By Anika Lalmansingh.
On October 15th, the first session and protégé orientation of the MD Mentor-Protégé program was held in the William E. Hanna, Jr. Innovation Center in Rockville, MD. Looking out at a room full of protégés, mentors, parents, and WIT representatives Maryland Program Chair Carmen Radelat began the evening with an informative overview of the history and important milestones of the GIT program.
Robin McDougal, GIT Chair, followed with an interactive talk entitled: STEM/STEAM: The New Currency. Some of the talk take-away messages, for the protégés, included:
- The seven core beliefs: Passion, self-efficacy, innovation, collaboration, empowerment, critical reflection, and leadership comprise the core beliefs that will form the basis for each mentor-protégé session and, if adopted and regularly practiced by the protégés, will lead to future success in their personal and professional lives.
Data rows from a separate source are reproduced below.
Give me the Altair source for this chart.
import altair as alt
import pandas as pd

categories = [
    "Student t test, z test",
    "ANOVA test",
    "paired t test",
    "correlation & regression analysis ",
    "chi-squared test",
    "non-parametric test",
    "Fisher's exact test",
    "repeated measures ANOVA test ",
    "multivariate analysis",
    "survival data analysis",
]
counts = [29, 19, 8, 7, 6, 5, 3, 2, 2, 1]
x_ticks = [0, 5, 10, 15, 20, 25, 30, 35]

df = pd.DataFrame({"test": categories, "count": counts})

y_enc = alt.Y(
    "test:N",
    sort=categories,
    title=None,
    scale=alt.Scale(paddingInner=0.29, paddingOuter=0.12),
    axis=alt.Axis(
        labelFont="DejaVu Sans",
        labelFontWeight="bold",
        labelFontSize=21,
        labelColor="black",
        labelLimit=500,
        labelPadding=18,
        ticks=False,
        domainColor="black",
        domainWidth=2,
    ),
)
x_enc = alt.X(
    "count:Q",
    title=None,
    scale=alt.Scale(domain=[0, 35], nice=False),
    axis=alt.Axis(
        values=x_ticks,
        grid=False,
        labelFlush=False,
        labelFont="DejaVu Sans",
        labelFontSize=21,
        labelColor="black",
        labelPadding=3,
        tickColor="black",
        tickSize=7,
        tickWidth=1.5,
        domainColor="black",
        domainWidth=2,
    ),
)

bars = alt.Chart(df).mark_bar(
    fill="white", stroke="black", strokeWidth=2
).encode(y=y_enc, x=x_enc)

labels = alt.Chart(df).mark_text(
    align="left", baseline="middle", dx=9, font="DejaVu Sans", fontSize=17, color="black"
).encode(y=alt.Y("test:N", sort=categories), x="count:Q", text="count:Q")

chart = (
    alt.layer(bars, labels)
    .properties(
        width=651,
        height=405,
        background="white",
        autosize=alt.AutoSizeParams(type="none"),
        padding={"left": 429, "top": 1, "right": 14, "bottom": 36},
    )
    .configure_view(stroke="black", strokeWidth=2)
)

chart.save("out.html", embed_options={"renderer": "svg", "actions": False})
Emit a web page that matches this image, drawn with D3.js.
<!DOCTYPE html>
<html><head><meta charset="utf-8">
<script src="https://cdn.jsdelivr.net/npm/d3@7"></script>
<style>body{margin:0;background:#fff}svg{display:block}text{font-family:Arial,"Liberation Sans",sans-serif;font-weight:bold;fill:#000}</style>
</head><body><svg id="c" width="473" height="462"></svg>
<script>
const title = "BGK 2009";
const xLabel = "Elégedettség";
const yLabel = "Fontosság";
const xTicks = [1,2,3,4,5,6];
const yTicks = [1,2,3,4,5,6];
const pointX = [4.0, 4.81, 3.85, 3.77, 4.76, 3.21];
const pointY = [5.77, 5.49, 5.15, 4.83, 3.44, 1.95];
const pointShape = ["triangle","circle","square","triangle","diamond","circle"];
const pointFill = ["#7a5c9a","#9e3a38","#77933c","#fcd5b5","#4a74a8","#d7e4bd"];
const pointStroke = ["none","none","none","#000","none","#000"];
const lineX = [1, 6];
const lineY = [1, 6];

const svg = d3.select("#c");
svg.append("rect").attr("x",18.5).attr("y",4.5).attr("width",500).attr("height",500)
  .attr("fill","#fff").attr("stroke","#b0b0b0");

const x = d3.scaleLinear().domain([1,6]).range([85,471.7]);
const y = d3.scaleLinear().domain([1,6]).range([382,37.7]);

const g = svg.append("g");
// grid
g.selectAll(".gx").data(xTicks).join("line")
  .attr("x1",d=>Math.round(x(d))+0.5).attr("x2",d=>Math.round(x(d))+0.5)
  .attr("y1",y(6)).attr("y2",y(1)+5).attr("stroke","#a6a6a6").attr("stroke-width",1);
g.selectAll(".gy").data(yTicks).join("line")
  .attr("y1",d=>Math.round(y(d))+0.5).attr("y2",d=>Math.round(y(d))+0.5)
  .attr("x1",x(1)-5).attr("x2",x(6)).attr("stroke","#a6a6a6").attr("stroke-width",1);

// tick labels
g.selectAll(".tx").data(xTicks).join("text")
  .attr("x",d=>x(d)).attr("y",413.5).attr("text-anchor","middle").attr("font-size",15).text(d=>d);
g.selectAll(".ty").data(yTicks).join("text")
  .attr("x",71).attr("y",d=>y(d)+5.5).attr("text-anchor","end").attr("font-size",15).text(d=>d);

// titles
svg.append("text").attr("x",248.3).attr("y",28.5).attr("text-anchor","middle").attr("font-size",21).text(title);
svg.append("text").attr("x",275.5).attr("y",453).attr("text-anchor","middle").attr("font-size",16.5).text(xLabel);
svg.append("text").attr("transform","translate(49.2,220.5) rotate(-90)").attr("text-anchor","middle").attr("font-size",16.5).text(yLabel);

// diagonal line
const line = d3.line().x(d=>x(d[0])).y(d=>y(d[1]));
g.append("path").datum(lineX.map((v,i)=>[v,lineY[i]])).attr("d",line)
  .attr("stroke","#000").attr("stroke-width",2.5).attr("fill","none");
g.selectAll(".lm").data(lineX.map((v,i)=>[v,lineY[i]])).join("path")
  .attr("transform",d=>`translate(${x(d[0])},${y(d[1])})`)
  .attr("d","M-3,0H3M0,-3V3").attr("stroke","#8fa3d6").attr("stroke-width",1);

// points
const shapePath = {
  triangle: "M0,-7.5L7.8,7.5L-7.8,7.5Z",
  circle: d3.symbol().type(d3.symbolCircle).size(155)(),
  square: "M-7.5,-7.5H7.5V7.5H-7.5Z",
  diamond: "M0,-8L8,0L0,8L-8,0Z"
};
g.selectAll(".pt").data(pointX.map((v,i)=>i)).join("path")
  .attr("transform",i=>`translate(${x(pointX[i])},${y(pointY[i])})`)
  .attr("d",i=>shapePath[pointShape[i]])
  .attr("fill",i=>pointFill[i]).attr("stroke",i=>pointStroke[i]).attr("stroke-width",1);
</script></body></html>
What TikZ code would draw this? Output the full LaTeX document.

- The PMI technique: PMI is a method that encourages critical reflection on a topic by focusing and recording thoughts on its pluses, minuses, and interesting aspects. By using this technique during each session, the protégés will be able to generate insightful questions and actively lead discussion with their mentors.
- STEM vs. STEAM: There is a growing awareness that art & design are integral parts of science, technology, engineering, and math (e.g. 3D Printed Dress on the Catwalk at Paris Fashion Week ) and GIT is excited to be at the forefront of incorporating these elements into each session.
- Networking: Since networking is a skill that GIT is committed to developing in the protégés, this first session included an opportunity for the protégés and mentors to participate in a lively exercise in which they introduced themselves (“Hello! My name is____”) to each other and practiced a strong handshake that included “three pumps.”
Finally, before the protégés broke out into their mentoring groups, they watched Women Pursuing Careers in Science, Technology, Engineering and Math chosen to spur conversation about careers in STEM within their mentoring groups.
A parent orientation was led by WIT President Phyllis Kolmus, Robin McDougal, and WIT Education Foundation member and mentor Marian McKee. The discussion included an opportunity for the parents to introduce themselves, as well as, information on the ways in which parents can help their daughters get the most out of the program and how to encourage their interest in STEM/STEAM.
The evening was both energizing and informative and those of us at GIT and WIT would like to thank the protégés for taking control of their future, the parents for supporting their girls, and the mentors for volunteering their time and knowledge. We are excited for a new year and look forward to seeing everyone next month!